“It’s getting worse” – US failing to stem tide of harmful farm pollutants

By Keith Schneider

VENICE, LA. Kindra Arnesen is a 46-year-old commercial fishing boat operator who has spent most of her life among the pelicans and bayous of southern Louisiana, near the juncture where the 2,350-mile-long Mississippi River ends at the Gulf of Mexico.

Clark Porter is a 62-year-old farmer who lives in north-central Iowa where he spends part of his day working as an environmental specialist for the state and the other part raising corn and soybeans on hundreds of acres that his family has owned for over a century.

Though they’ve never met, and live 1,100 miles apart, Arnesen and Porter share a troubling kinship – both of their communities are tied to a deepening water pollution crisis that is fouling the environment and putting public health in peril across multiple US states.

Arnesen’s home lies near an oxygen-depleted expanse of the northern Gulf known as the “dead zone,” where dying algae blooms triggered by contaminants flowing out of the Mississippi River choke off oxygen, suffocating shrimp and other marine life.

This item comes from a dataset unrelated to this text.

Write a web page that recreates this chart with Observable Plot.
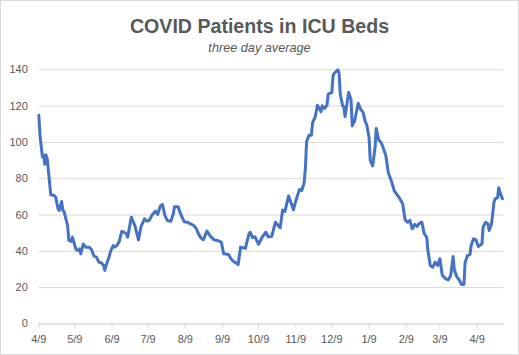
<!DOCTYPE html>
<html>
<head>
<meta charset="utf-8">
<script src="https://cdn.jsdelivr.net/npm/d3@7"></script>
<script src="https://cdn.jsdelivr.net/npm/@observablehq/plot@0.6"></script>
<style>
  html, body { margin: 0; padding: 0; background: #fff; }
  #wrap { position: relative; width: 519px; height: 355px; background: #fff; overflow: hidden; }
  #frame { position: absolute; left: 0; top: 0; width: 519px; height: 355px; box-sizing: border-box; border: 1px solid #D9D9D9; pointer-events: none; }
  #title { position: absolute; left: 0; width: 519px; top: 16.7px; text-align: center; font-family: "Liberation Sans", Arial, sans-serif; font-weight: bold; font-size: 19.6px; line-height: 19.6px; color: #595959; white-space: nowrap; }
  #subtitle { position: absolute; left: 0; width: 519px; top: 41.5px; text-align: center; font-family: "Liberation Sans", Arial, sans-serif; font-style: italic; font-size: 12.7px; line-height: 12.7px; color: #595959; white-space: nowrap; }
  #chart { position: absolute; left: 0; top: 60px; }
</style>
</head>
<body>
<div id="wrap">
  <div id="title">COVID Patients in ICU Beds</div>
  <div id="subtitle">three day average</div>
  <div id="chart"></div>
  <div id="frame"></div>
</div>
<script>
// Days since 2020-04-09 and three-day-average ICU patients
const dayOffsets = [0,1,3,4,5,6,7,10,12,14,16,17,19,20,21,24,25,27,28,31,33,34,35,37,39,42,44,46,48,50,52,54,55,56,58,60,62,63,65,67,69,71,73,74,77,80,83,85,88,90,92,94,97,99,101,103,105,107,110,112,113,116,118,121,124,126,129,131,133,135,137,140,143,146,149,152,154,158,160,162,166,168,172,175,176,178,180,183,186,189,191,194,197,201,203,205,208,212,214,217,219,221,222,223,225,227,228,230,231,232,235,236,238,240,241,244,245,246,249,250,251,253,254,255,258,260,261,263,266,268,270,272,273,275,276,278,280,281,283,285,286,289,291,294,296,298,300,303,305,307,309,311,313,315,317,319,321,323,324,326,328,330,332,334,336,339,341,343,345,346,348,350,352,354,355,357,359,360,362,364,366,369,370,372,374,375,377,379,380,382,383,384,386];
const icuPatients = [115,104,92,93,88,93,91,71,71,70,63.4,62.5,67.4,62.5,62,54,46,45.4,47.8,41,40.4,41.4,38.6,44,42.3,42.3,40.8,37.3,36.8,34,33.7,32.2,29.5,32.2,35.9,40.4,43.2,42.3,43.2,45.4,50.9,50.5,49.6,47.8,58.8,54.2,46.3,53.3,57.9,56.6,57,59.7,62.1,60.3,64.7,65.8,59.7,57,56.6,60.7,64.5,64.5,60.7,56.3,56,55.2,54.2,52.7,49.6,47.4,46.3,51.1,48.2,46.3,45.9,45,38.6,38.2,35.9,34.5,32.7,42.3,41.6,49.6,50.5,47.6,48,43.9,47.8,50.5,48,48.2,56,52.9,62.7,62,70.5,62.9,67.8,74,73.5,78,86,100.5,104,104,111,113.7,116.9,120.5,116.9,120.2,118.7,120.5,126.6,127.5,136.7,138.1,140,138.5,126.6,120.2,119.7,114.3,127.5,123.5,109.1,111.9,121.6,118.3,116.5,111,110,102.7,89.9,87.1,97.2,107.7,101.4,99.9,98.5,92.6,83.4,77.9,73.3,71.5,69.6,66.2,57.4,56,57,52.4,54.8,53.7,55.5,56,49.6,47.8,40.4,32.2,31.2,34,32.2,35.9,26.7,24.8,24.3,26.7,37.1,29.8,26.1,24.3,21.7,21.7,34,37.7,38.2,43.2,46.9,46.3,42.6,44.1,53.3,56,55.2,51.5,55.2,67,68.9,69.5,75,72.6,68.9];
const yTicks = [0,20,40,60,80,100,120,140];
const xTickDates = ["2020-04-09","2020-05-09","2020-06-09","2020-07-09","2020-08-09","2020-09-09","2020-10-09","2020-11-09","2020-12-09","2021-01-09","2021-02-09","2021-03-09","2021-04-09"];
const xTickLabels = ["4/9","5/9","6/9","7/9","8/9","9/9","10/9","11/9","12/9","1/9","2/9","3/9","4/9"];

const DAY = 864e5;
const start = Date.UTC(2020, 3, 9);
const data = dayOffsets.map((d, i) => ({date: new Date(start + d * DAY), value: icuPatients[i]}));
const tickDates = xTickDates.map(s => new Date(s + "T00:00:00Z"));
const labelMap = new Map(tickDates.map((d, i) => [+d, xTickLabels[i]]));

const chart = Plot.plot({
  width: 519,
  height: 295,
  marginTop: 9.3,
  marginBottom: 31.6,
  marginLeft: 38.3,
  marginRight: 15.7,
  style: {fontFamily: "'Liberation Sans', Arial, sans-serif", fontSize: "11px", color: "#595959", background: "transparent"},
  x: {type: "utc", domain: [new Date(start), new Date(start + 387.2 * DAY)], label: null},
  y: {domain: [0, 140], label: null},
  marks: [
    Plot.gridY(yTicks, {stroke: "#D9D9D9", strokeOpacity: 1}),
    Plot.ruleY([0], {stroke: "#D9D9D9"}),
    Plot.axisY(yTicks, {tickSize: 0, tickPadding: 11, fill: "#595959", label: null}),
    Plot.axisX(tickDates, {tickSize: 5, tickPadding: 6.5, stroke: "#D9D9D9", fill: "#595959", label: null, tickFormat: d => labelMap.get(+d)}),
    Plot.line(data, {x: "date", y: "value", stroke: "#4472C4", strokeWidth: 3, strokeLinejoin: "round", strokeLinecap: "round"})
  ]
});
document.getElementById("chart").appendChild(chart);
</script>
</body>
</html>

Porter’s farm is positioned at the center of the Upper Mississippi River Basin where streams and other surface waters saturated with farm wastes flood into the big river, and contaminated groundwater permeates drinking water wells. Cancer incidence in Iowa is among the nation’s highest, and is rising.

The culprit at the center of it all is a colossal tide of fertilizer and animal manure that runs off fields in Iowa and other farm states to find its way into the Mississippi River. The same agricultural pollution problems are plaguing other iconic US waterways, including Chesapeake Bay and Lake Erie.

US farmers use more fertilizer and spread more manure than in most other countries, accounting for roughly 10% of global fertilizer use, behind China and India. But while the nutrients contained in animal manure and fertilizer are known to nourish crop growth, the resulting nitrogen and phosphorous that end up in waterways are known to create severe health problems for people.

A grand government plan to address the problem has cost taxpayers billions of dollars with minimal results so far, and nowhere is the problem more pronounced than in the Mississippi River Basin.

The reasons for the persistent pollution problem are multi-fold, including strong industry opposition to regulations to control the farm contaminants, and a perverse system in which some government programs incentivize farming practices that add to the pollution even as other government programs try to induce farmers to reduce the pollution.

“You’re talking about systemic dysfunction,” said Matt Liebman, professor emeritus of agronomy and sustainable agriculture at Iowa State University.